1301 Sixth
1301 Sixth Avenue, New York, N.Y. Flickr

The global headquarters of Dewey & LaBoeuf LLP, a glass-sheathed office tower in midtown Manhattan, has a commanding view of a stretch of Sixth Avenue looking downtown. A pair of statues, designed by artist Jim Dine, rise from the plaza of the stately office, overlooking Rockefeller Center. But now, it will be the law firm's ornate tomb, a reminder of its glory days.

The firm filed for Chapter 11 bankruptcy protection in a Manhattan court Monday in one of the largest collapses in law firm history. Unlike firms seeking traditional bankruptcy protection, Dewey expects to liquidate the firm without further attempts at reorganization or sale. It will retain 90 employees to orchestrate the winding down of its assets, far fewer than the 1,100 lawyers employed during its peak.

The firm's landlords have joined a list of those seeking payment. The Paramount group, landlord of the building, located at 1301 Sixth Avenue, is the company's second-largest unsecured creditor. According to filings, Dewey owes over $3.77 million in May rent and property taxes after leasing approximately 470,000 square feet in the building. Based on the May cost, it paid around $96 per square foot per year in rent and taxes, a rate near the top of the office rental market. (The Paramount Group had no immediate comment.)

Dewey was a global law firm known for a variety of practices, but it was a particular force when it came to representing Manhattan's real estate titans. Stuart Saft, Dewey's former head of global real estate, was one of the most prominent attorneys in the industry, representing developers like Kent Swig, Joe Moinian and the Lower Manhattan Development Corp., which allocated over $2.7 billion in aid after the 9/11 attacks. Like many partners, Saft left Dewey to join rival firm Holland & Knight in April.

Mirrors Implosion Of Clients

In many ways, Dewey's collapse mirrored the 2008 real estate implosion that wrecked some of its clients. Dewey LeBoeuf was born of a 2007 merger of Dewey Ballantine LLP, founded in 1909 and named for the former governor of New York, and LeBoeuf, Lamb, Greene & MacRae LLP. It hired 125 first-year associates within a year of the merger, according to bankruptcy filings, and its swollen salary base would be a key weakness in its final months. Liquidity dried up as the firm guaranteed its top-producing partners, or rainmakers, millions in bonuses -- akin to the Wall Street banks that paid some traders more than others for making lucrative deals. But when Dewey's profit fell $30 million short of goals in 2011, although partners cancelled and deferred compensation of over $100 million, an eventual crisis in confidence led to a mass exodus. Dealbook compared Dewey's disintegration to that of Lehman Brothers.

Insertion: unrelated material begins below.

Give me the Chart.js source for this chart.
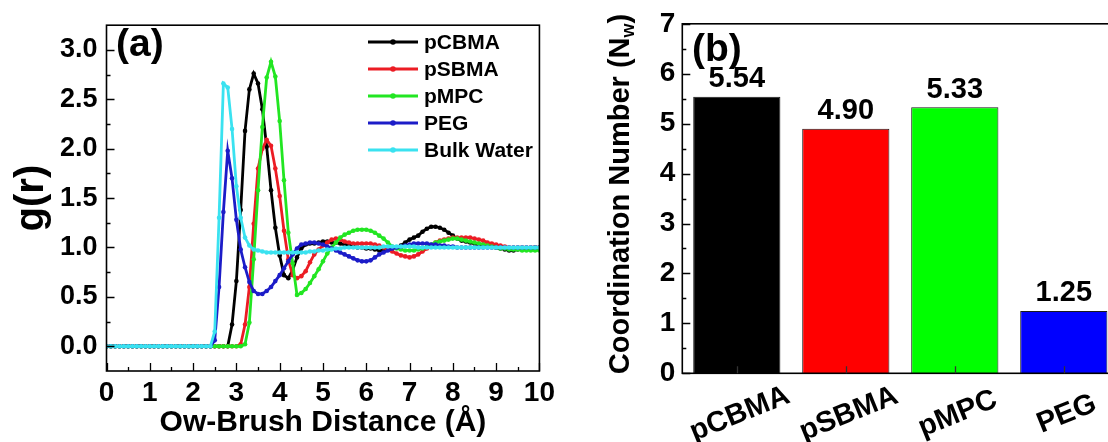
<!DOCTYPE html>
<html lang="en">
<head>
<meta charset="UTF-8">
<title>Water structure around brushes</title>
<script src="https://cdn.jsdelivr.net/npm/chart.js@4.4.1/dist/chart.umd.min.js"></script>
<style>
    html, body { margin: 0; padding: 0; background: #fff; overflow: hidden; }
    body { width: 1108px; height: 442px; position: relative; }
    #boxA { position: absolute; left: 0; top: 0; width: 560px; height: 442px; }
    #boxB { position: absolute; left: 560px; top: 0; width: 600px; height: 442px; }
</style>
</head>
<body>
<div id="boxA"><canvas id="rdfChart" width="560" height="442"></canvas></div>
<div id="boxB"><canvas id="cnChart" width="600" height="442"></canvas></div>
<script>
// ---- panel (a): radial distribution functions ----
const distances = [
    0.0, 0.1, 0.2, 0.3, 0.4, 0.5, 0.6, 0.7, 0.8, 0.9,
    1.0, 1.1, 1.2, 1.3, 1.4, 1.5, 1.6, 1.7, 1.8, 1.9,
    2.0, 2.1, 2.2, 2.3, 2.4, 2.5, 2.6, 2.7, 2.8, 2.9,
    3.0, 3.1, 3.2, 3.3, 3.4, 3.5, 3.6, 3.7, 3.8, 3.9,
    4.0, 4.1, 4.2, 4.3, 4.4, 4.5, 4.6, 4.7, 4.8, 4.9,
    5.0, 5.1, 5.2, 5.3, 5.4, 5.5, 5.6, 5.7, 5.8, 5.9,
    6.0, 6.1, 6.2, 6.3, 6.4, 6.5, 6.6, 6.7, 6.8, 6.9,
    7.0, 7.1, 7.2, 7.3, 7.4, 7.5, 7.6, 7.7, 7.8, 7.9,
    8.0, 8.1, 8.2, 8.3, 8.4, 8.5, 8.6, 8.7, 8.8, 8.9,
    9.0, 9.1, 9.2, 9.3, 9.4, 9.5, 9.6, 9.7, 9.8, 9.9,
    10.0
];
const gCBMA = [
    0, 0, 0, 0, 0, 0, 0, 0, 0, 0,
    0, 0, 0, 0, 0, 0, 0, 0, 0, 0,
    0, 0, 0, 0, 0, 0, 0, 0, 0, 0.22,
    0.66, 1.38, 2.18, 2.60, 2.76, 2.66, 2.40, 2.02, 1.58, 1.20,
    0.92, 0.72, 0.69, 0.77, 0.90, 0.99, 1.03, 1.04, 1.04, 1.05,
    1.06, 1.06, 1.05, 1.05, 1.04, 1.03, 1.02, 1.01, 1.00, 1.00,
    0.99, 0.99, 0.98, 0.97, 0.97, 0.98, 0.99, 1.00, 1.02, 1.05,
    1.08, 1.10, 1.12, 1.16, 1.19, 1.21, 1.21, 1.20, 1.18, 1.15,
    1.12, 1.09, 1.07, 1.06, 1.05, 1.04, 1.03, 1.03, 1.02, 1.01,
    1.00, 0.99, 0.98, 0.97, 0.97, 0.98, 0.98, 0.99, 0.99, 1.00,
    1.00
];
const gSBMA = [
    0, 0, 0, 0, 0, 0, 0, 0, 0, 0,
    0, 0, 0, 0, 0, 0, 0, 0, 0, 0,
    0, 0, 0, 0, 0, 0, 0, 0, 0, 0,
    0, 0.02, 0.22, 0.60, 1.24, 1.80, 2.00, 2.09, 2.03, 1.80,
    1.52, 1.17, 0.88, 0.72, 0.69, 0.71, 0.76, 0.85, 0.93, 0.98,
    1.02, 1.05, 1.08, 1.09, 1.08, 1.06, 1.05, 1.04, 1.04, 1.04,
    1.04, 1.04, 1.03, 1.02, 1.00, 0.98, 0.96, 0.94, 0.92, 0.91,
    0.90, 0.91, 0.93, 0.96, 0.99, 1.02, 1.05, 1.07, 1.08, 1.09,
    1.10, 1.10, 1.10, 1.10, 1.10, 1.09, 1.08, 1.07, 1.05, 1.04,
    1.03, 1.02, 1.01, 1.00, 1.00, 1.00, 1.00, 1.00, 1.00, 1.00,
    1.00
];
const gMPC = [
    0, 0, 0, 0, 0, 0, 0, 0, 0, 0,
    0, 0, 0, 0, 0, 0, 0, 0, 0, 0,
    0, 0, 0, 0, 0, 0, 0, 0, 0, 0,
    0, 0, 0.02, 0.24, 0.88, 1.58, 2.22, 2.72, 2.88, 2.73,
    2.28, 1.68, 1.15, 0.84, 0.52, 0.54, 0.58, 0.64, 0.71, 0.78,
    0.86, 0.94, 1.00, 1.05, 1.10, 1.13, 1.15, 1.17, 1.18, 1.18,
    1.18, 1.17, 1.15, 1.12, 1.09, 1.05, 1.01, 0.99, 0.98, 0.97,
    0.97, 0.97, 0.98, 0.99, 1.01, 1.03, 1.05, 1.06, 1.07, 1.08,
    1.09, 1.09, 1.08, 1.07, 1.06, 1.05, 1.04, 1.03, 1.02, 1.01,
    1.00, 0.99, 0.99, 0.98, 0.98, 0.98, 0.97, 0.97, 0.97, 0.97,
    0.97
];
const gPEG = [
    0, 0, 0, 0, 0, 0, 0, 0, 0, 0,
    0, 0, 0, 0, 0, 0, 0, 0, 0, 0,
    0, 0, 0, 0, 0, 0.06, 0.60, 1.36, 1.98, 1.70,
    1.28, 0.98, 0.80, 0.65, 0.56, 0.53, 0.53, 0.56, 0.60, 0.66,
    0.72, 0.79, 0.86, 0.93, 0.99, 1.03, 1.04, 1.05, 1.05, 1.04,
    1.03, 1.01, 0.99, 0.97, 0.95, 0.93, 0.91, 0.89, 0.87, 0.86,
    0.86, 0.87, 0.90, 0.93, 0.95, 0.97, 0.99, 1.00, 1.01, 1.02,
    1.03, 1.04, 1.04, 1.04, 1.04, 1.03, 1.03, 1.02, 1.02, 1.01,
    1.01, 1.00, 1.00, 1.00, 1.00, 1.00, 1.00, 1.00, 1.00, 1.00,
    1.00, 1.00, 1.00, 1.00, 1.00, 1.00, 1.00, 1.00, 1.00, 1.00,
    1.00
];
const gWater = [
    0, 0, 0, 0, 0, 0, 0, 0, 0, 0,
    0, 0, 0, 0, 0, 0, 0, 0, 0, 0,
    0, 0, 0, 0, 0, 0.15, 1.30, 2.66, 2.62, 2.20,
    1.62, 1.30, 1.10, 1.02, 0.98, 0.97, 0.96, 0.95, 0.95, 0.95,
    0.95, 0.95, 0.95, 0.95, 0.95, 0.95, 0.95, 0.96, 0.96, 0.97,
    0.97, 0.98, 0.98, 0.99, 0.99, 1.00, 1.00, 1.00, 1.00, 1.00,
    1.00, 1.00, 1.00, 1.00, 1.01, 1.01, 1.01, 1.01, 1.01, 1.01,
    1.01, 1.01, 1.00, 1.00, 1.00, 1.00, 1.00, 1.00, 1.00, 1.00,
    1.00, 1.00, 1.00, 1.00, 1.00, 1.00, 1.00, 1.00, 1.00, 1.00,
    1.00, 1.00, 1.00, 1.00, 1.00, 1.00, 1.00, 1.00, 1.00, 1.00,
    1.00
];
const rdfNames = ['pCBMA', 'pSBMA', 'pMPC', 'PEG', 'Bulk Water'];
const rdfSeries = [gCBMA, gSBMA, gMPC, gPEG, gWater];
const rdfColors = ['#000000', '#ec1c24', '#22e622', '#1c1cc8', '#3ae2f0'];
const xTicksA = [0, 1, 2, 3, 4, 5, 6, 7, 8, 9, 10];
const xMinorA = [0.5, 1.5, 2.5, 3.5, 4.5, 5.5, 6.5, 7.5, 8.5, 9.5];
const yTicksA = [0, 0.5, 1, 1.5, 2, 2.5, 3];
const yMinorA = [0.25, 0.75, 1.25, 1.75, 2.25, 2.75];

// ---- panel (b): coordination numbers ----
const brushes = ['pCBMA', 'pSBMA', 'pMPC', 'PEG'];
const coordNumbers = [5.54, 4.90, 5.33, 1.25];
const barColors = ['#000000', '#ff0000', '#00ff00', '#0000ff'];
const yTicksB = [0, 1, 2, 3, 4, 5, 6, 7];
const yMinorB = [0.5, 1.5, 2.5, 3.5, 4.5, 5.5, 6.5];

const FONT = '"Liberation Sans", Arial, sans-serif';
Chart.defaults.font.family = FONT;
Chart.defaults.font.weight = 'bold';
Chart.defaults.color = '#000';

function inTicks(ctx, chart, axis, values, len) {
    const a = chart.chartArea;
    const s = chart.scales[axis];
    ctx.beginPath();
    values.forEach(v => {
        const p = Math.round(s.getPixelForValue(v)) + 0.5;
        if (axis === 'y') { ctx.moveTo(a.left, p); ctx.lineTo(a.left + len, p); }
        else { ctx.moveTo(p, a.bottom); ctx.lineTo(p, a.bottom - len); }
    });
    ctx.stroke();
}

const rdfDecor = {
    id: 'rdfDecor',
    afterDraw(chart) {
        const ctx = chart.ctx;
        const a = chart.chartArea;
        ctx.save();
        ctx.strokeStyle = '#000';
        ctx.lineWidth = 1.6;
        ctx.strokeRect(a.left, a.top, a.right - a.left, a.bottom - a.top);
        ctx.lineWidth = 1.3;
        inTicks(ctx, chart, 'y', yTicksA, 8);
        inTicks(ctx, chart, 'y', yMinorA, 4);
        inTicks(ctx, chart, 'x', xTicksA, 8);
        inTicks(ctx, chart, 'x', xMinorA, 4);

        // panel tag
        ctx.fillStyle = '#000';
        ctx.font = 'bold 39px ' + FONT;
        ctx.textAlign = 'left';
        ctx.textBaseline = 'middle';
        ctx.fillText('(a)', 116, 45);

        // legend
        ctx.font = 'bold 21px ' + FONT;
        chart.data.datasets.forEach((ds, k) => {
            const y = 42 + k * 27;
            ctx.strokeStyle = ds.borderColor;
            ctx.lineWidth = 2.8;
            ctx.beginPath();
            ctx.moveTo(368, y);
            ctx.lineTo(418, y);
            ctx.stroke();
            ctx.fillStyle = ds.borderColor;
            ctx.beginPath();
            ctx.arc(393, y, 2.8, 0, Math.PI * 2);
            ctx.fill();
            ctx.fillStyle = '#000';
            ctx.fillText(ds.label, 424, y + 1);
        });
        ctx.restore();
    }
};

new Chart(document.getElementById('rdfChart'), {
    type: 'line',
    data: {
        datasets: rdfNames.map((name, k) => ({
            label: name,
            data: distances.map((r, i) => ({ x: r, y: rdfSeries[k][i] })),
            borderColor: rdfColors[k],
            backgroundColor: rdfColors[k],
            borderWidth: 2.8,
            pointRadius: 2.3,
            pointBorderWidth: 0,
            pointHoverRadius: 0,
            tension: 0,
            order: rdfNames.length - 1 - k
        }))
    },
    options: {
        responsive: false,
        animation: false,
        devicePixelRatio: 1,
        layout: { padding: { top: 19, right: 17.5, left: 0, bottom: 0 } },
        plugins: { legend: { display: false }, tooltip: { enabled: false } },
        scales: {
            x: {
                type: 'linear',
                min: 0,
                max: 10,
                afterBuildTicks: s => { s.ticks = xTicksA.map(v => ({ value: v })); },
                afterFit: s => { s.height = 71; },
                grid: { display: false, drawTicks: false },
                border: { display: false },
                ticks: { font: { size: 28, weight: 'bold' }, padding: 5, maxRotation: 0, autoSkip: false,
                         callback: v => String(v) },
                title: { display: true, text: 'Ow-Brush Distance (Å)', font: { size: 30, weight: 'bold' },
                         padding: { top: 0, bottom: 1 } }
            },
            y: {
                min: -0.25,
                max: 3.25,
                afterBuildTicks: s => { s.ticks = yTicksA.map(v => ({ value: v })); },
                afterFit: s => { s.width = 106.5; },
                grid: { display: false, drawTicks: false },
                border: { display: false },
                ticks: { font: { size: 27, weight: 'bold' }, padding: 9, callback: v => v.toFixed(1) },
                title: { display: true, text: 'g(r)', font: { size: 40, weight: 'bold' },
                         padding: { top: 8, bottom: 0 } }
            }
        }
    },
    plugins: [rdfDecor]
});

const cnDecor = {
    id: 'cnDecor',
    afterDraw(chart) {
        const ctx = chart.ctx;
        const a = chart.chartArea;
        const xs = chart.scales.x;
        ctx.save();
        ctx.strokeStyle = '#000';
        ctx.lineWidth = 1.6;
        ctx.strokeRect(a.left, a.top, a.right - a.left, a.bottom - a.top);
        ctx.lineWidth = 1.3;
        inTicks(ctx, chart, 'y', yTicksB, 8);
        inTicks(ctx, chart, 'y', yMinorB, 4);
        ctx.strokeStyle = '#333';
        inTicks(ctx, chart, 'x', brushes.map((b, i) => i), 7);

        ctx.fillStyle = '#000';
        ctx.font = 'bold 39px ' + FONT;
        ctx.textAlign = 'left';
        ctx.textBaseline = 'middle';
        ctx.fillText('(b)', 132, 50);

        // values above bars
        const meta = chart.getDatasetMeta(0);
        ctx.font = 'bold 29px ' + FONT;
        ctx.textAlign = 'center';
        ctx.textBaseline = 'bottom';
        meta.data.forEach((bar, i) => {
            ctx.fillText(coordNumbers[i].toFixed(2), bar.x, bar.y - 3);
        });

        // slanted category labels
        ctx.font = 'bold 29px ' + FONT;
        ctx.textBaseline = 'middle';
        brushes.forEach((name, i) => {
            ctx.save();
            ctx.translate(xs.getPixelForValue(i) + 3, 414);
            ctx.rotate(-22 * Math.PI / 180);
            ctx.fillText(name, 0, 0);
            ctx.restore();
        });

        // y title with subscript
        const main = 'Coordination Number (N';
        const sub = 'w';
        const tail = ')';
        ctx.save();
        ctx.translate(61, 194);
        ctx.rotate(-Math.PI / 2);
        ctx.textAlign = 'left';
        ctx.textBaseline = 'middle';
        ctx.font = 'bold 29px ' + FONT;
        const w1 = ctx.measureText(main).width;
        const w3 = ctx.measureText(tail).width;
        ctx.font = 'bold 18px ' + FONT;
        const w2 = ctx.measureText(sub).width;
        const x0 = -(w1 + w2 + w3) / 2;
        ctx.font = 'bold 29px ' + FONT;
        ctx.fillText(main, x0, 0);
        ctx.font = 'bold 18px ' + FONT;
        ctx.fillText(sub, x0 + w1, 8);
        ctx.font = 'bold 29px ' + FONT;
        ctx.fillText(tail, x0 + w1 + w2, 0);
        ctx.restore();
        ctx.restore();
    }
};

new Chart(document.getElementById('cnChart'), {
    type: 'bar',
    data: {
        labels: brushes,
        datasets: [{
            data: coordNumbers,
            backgroundColor: barColors,
            borderColor: '#1a1a1a',
            borderWidth: 1,
            barPercentage: 0.8,
            categoryPercentage: 1.0
        }]
    },
    options: {
        responsive: false,
        animation: false,
        devicePixelRatio: 1,
        layout: { padding: { top: 21.3, right: 41.7, left: 0, bottom: 0 } },
        plugins: { legend: { display: false }, tooltip: { enabled: false } },
        scales: {
            x: {
                afterFit: s => { s.height = 68.7; },
                grid: { display: false, drawTicks: false },
                border: { display: false },
                ticks: { display: false }
            },
            y: {
                min: 0,
                max: 7,
                afterBuildTicks: s => { s.ticks = yTicksB.map(v => ({ value: v })); },
                afterFit: s => { s.width = 122.3; },
                grid: { display: false, drawTicks: false },
                border: { display: false },
                ticks: { font: { size: 28, weight: 'bold' }, padding: 7 }
            }
        }
    },
    plugins: [cnDecor]
});
</script>
</body>
</html>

Now, Dewey must unwind its assets, which largely consist of uncollected fees and a slew of office leases on four continents. Prior to the bankruptcy, it hired commercial real estate broker Newmark Grubb Knight Frank to sublease a portion of the space. Coincidentally, Dewey's descent mirrors a precedessor of its broker, Grubb & Ellis, which also executed a poor merger just prior to the recession and was dragged down by debt and eventually sold to Howard Lutnick's BCG Partners, which had purchased Newmark the prior year.

Dewey's problems were due to specific weaknesses in the company, but other law firms, including Thelen LLP, Heller Ehrman LLP and Howrey LLP, have also been dissolved in recent years. It's not unthinkable that there will be more empty offices to come.